══ Information provided ══

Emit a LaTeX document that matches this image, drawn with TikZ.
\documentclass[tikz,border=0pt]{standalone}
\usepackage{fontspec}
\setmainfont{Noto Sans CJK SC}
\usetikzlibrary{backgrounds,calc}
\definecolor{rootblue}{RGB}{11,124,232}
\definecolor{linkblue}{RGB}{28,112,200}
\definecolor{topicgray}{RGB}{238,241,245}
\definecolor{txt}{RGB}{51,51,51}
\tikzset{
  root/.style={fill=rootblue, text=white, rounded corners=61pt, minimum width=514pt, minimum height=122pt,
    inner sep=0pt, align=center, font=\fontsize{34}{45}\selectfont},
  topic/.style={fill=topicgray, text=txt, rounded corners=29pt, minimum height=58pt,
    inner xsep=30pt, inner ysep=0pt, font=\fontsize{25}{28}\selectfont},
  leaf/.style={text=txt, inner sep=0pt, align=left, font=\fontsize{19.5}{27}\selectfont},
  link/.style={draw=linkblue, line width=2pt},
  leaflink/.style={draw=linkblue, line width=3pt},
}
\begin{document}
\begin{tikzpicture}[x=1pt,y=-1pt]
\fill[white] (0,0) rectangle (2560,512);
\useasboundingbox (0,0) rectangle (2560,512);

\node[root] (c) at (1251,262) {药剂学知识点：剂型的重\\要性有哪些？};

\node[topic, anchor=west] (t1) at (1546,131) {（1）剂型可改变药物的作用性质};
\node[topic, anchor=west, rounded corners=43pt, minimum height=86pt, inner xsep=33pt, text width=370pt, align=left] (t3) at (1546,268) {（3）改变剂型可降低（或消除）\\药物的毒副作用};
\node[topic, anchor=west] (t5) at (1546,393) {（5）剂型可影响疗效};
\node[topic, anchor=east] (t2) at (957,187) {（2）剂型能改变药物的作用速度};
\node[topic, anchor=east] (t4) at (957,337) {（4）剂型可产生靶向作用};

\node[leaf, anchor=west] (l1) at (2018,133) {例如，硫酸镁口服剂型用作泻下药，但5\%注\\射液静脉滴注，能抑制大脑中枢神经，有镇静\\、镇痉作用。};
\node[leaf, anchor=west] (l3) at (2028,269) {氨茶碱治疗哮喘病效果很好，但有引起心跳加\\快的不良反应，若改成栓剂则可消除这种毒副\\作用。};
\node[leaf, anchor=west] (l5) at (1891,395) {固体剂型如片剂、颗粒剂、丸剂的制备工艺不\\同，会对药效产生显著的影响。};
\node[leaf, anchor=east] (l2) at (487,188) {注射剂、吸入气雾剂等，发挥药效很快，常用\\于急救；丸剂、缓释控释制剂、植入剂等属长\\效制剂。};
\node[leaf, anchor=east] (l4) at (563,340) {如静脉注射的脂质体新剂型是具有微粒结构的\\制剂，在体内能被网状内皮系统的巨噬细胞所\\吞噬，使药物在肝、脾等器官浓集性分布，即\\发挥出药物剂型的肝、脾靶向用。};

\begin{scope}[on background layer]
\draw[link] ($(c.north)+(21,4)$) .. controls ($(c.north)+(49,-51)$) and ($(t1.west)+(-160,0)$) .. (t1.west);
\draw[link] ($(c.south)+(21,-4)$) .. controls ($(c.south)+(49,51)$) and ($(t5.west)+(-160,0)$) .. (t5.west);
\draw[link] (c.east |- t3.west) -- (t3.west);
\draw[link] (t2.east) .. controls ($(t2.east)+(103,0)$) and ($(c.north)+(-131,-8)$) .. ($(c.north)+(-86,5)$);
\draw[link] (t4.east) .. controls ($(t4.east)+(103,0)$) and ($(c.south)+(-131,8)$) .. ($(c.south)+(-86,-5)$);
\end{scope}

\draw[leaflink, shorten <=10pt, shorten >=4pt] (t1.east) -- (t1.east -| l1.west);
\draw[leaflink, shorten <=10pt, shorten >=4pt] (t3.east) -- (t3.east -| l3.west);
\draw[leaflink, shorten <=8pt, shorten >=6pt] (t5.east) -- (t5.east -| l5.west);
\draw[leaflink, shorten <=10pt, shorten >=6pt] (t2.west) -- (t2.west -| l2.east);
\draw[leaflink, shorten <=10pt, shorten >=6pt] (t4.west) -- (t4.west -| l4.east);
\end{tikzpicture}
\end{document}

═══

**Requirements:** Reproduce each line of the material above precisely.

**Solution for this problem:**
Emit a LaTeX document that matches this image, drawn with TikZ.
\documentclass[tikz,border=0pt]{standalone}
\usepackage{fontspec}
\setmainfont{Noto Sans CJK SC}
\usetikzlibrary{backgrounds,calc}
\definecolor{rootblue}{RGB}{11,124,232}
\definecolor{linkblue}{RGB}{28,112,200}
\definecolor{topicgray}{RGB}{238,241,245}
\definecolor{txt}{RGB}{51,51,51}
\tikzset{
  root/.style={fill=rootblue, text=white, rounded corners=61pt, minimum width=514pt, minimum height=122pt,
    inner sep=0pt, align=center, font=\fontsize{34}{45}\selectfont},
  topic/.style={fill=topicgray, text=txt, rounded corners=29pt, minimum height=58pt,
    inner xsep=30pt, inner ysep=0pt, font=\fontsize{25}{28}\selectfont},
  leaf/.style={text=txt, inner sep=0pt, align=left, font=\fontsize{19.5}{27}\selectfont},
  link/.style={draw=linkblue, line width=2pt},
  leaflink/.style={draw=linkblue, line width=3pt},
}
\begin{document}
\begin{tikzpicture}[x=1pt,y=-1pt]
\fill[white] (0,0) rectangle (2560,512);
\useasboundingbox (0,0) rectangle (2560,512);

\node[root] (c) at (1251,262) {药剂学知识点：剂型的重\\要性有哪些？};

\node[topic, anchor=west] (t1) at (1546,131) {（1）剂型可改变药物的作用性质};
\node[topic, anchor=west, rounded corners=43pt, minimum height=86pt, inner xsep=33pt, text width=370pt, align=left] (t3) at (1546,268) {（3）改变剂型可降低（或消除）\\药物的毒副作用};
\node[topic, anchor=west] (t5) at (1546,393) {（5）剂型可影响疗效};
\node[topic, anchor=east] (t2) at (957,187) {（2）剂型能改变药物的作用速度};
\node[topic, anchor=east] (t4) at (957,337) {（4）剂型可产生靶向作用};

\node[leaf, anchor=west] (l1) at (2018,133) {例如，硫酸镁口服剂型用作泻下药，但5\%注\\射液静脉滴注，能抑制大脑中枢神经，有镇静\\、镇痉作用。};
\node[leaf, anchor=west] (l3) at (2028,269) {氨茶碱治疗哮喘病效果很好，但有引起心跳加\\快的不良反应，若改成栓剂则可消除这种毒副\\作用。};
\node[leaf, anchor=west] (l5) at (1891,395) {固体剂型如片剂、颗粒剂、丸剂的制备工艺不\\同，会对药效产生显著的影响。};
\node[leaf, anchor=east] (l2) at (487,188) {注射剂、吸入气雾剂等，发挥药效很快，常用\\于急救；丸剂、缓释控释制剂、植入剂等属长\\效制剂。};
\node[leaf, anchor=east] (l4) at (563,340) {如静脉注射的脂质体新剂型是具有微粒结构的\\制剂，在体内能被网状内皮系统的巨噬细胞所\\吞噬，使药物在肝、脾等器官浓集性分布，即\\发挥出药物剂型的肝、脾靶向用。};

\begin{scope}[on background layer]
\draw[link] ($(c.north)+(21,4)$) .. controls ($(c.north)+(49,-51)$) and ($(t1.west)+(-160,0)$) .. (t1.west);
\draw[link] ($(c.south)+(21,-4)$) .. controls ($(c.south)+(49,51)$) and ($(t5.west)+(-160,0)$) .. (t5.west);
\draw[link] (c.east |- t3.west) -- (t3.west);
\draw[link] (t2.east) .. controls ($(t2.east)+(103,0)$) and ($(c.north)+(-131,-8)$) .. ($(c.north)+(-86,5)$);
\draw[link] (t4.east) .. controls ($(t4.east)+(103,0)$) and ($(c.south)+(-131,8)$) .. ($(c.south)+(-86,-5)$);
\end{scope}

\draw[leaflink, shorten <=10pt, shorten >=4pt] (t1.east) -- (t1.east -| l1.west);
\draw[leaflink, shorten <=10pt, shorten >=4pt] (t3.east) -- (t3.east -| l3.west);
\draw[leaflink, shorten <=8pt, shorten >=6pt] (t5.east) -- (t5.east -| l5.west);
\draw[leaflink, shorten <=10pt, shorten >=6pt] (t2.west) -- (t2.west -| l2.east);
\draw[leaflink, shorten <=10pt, shorten >=6pt] (t4.west) -- (t4.west -| l4.east);
\end{tikzpicture}
\end{document}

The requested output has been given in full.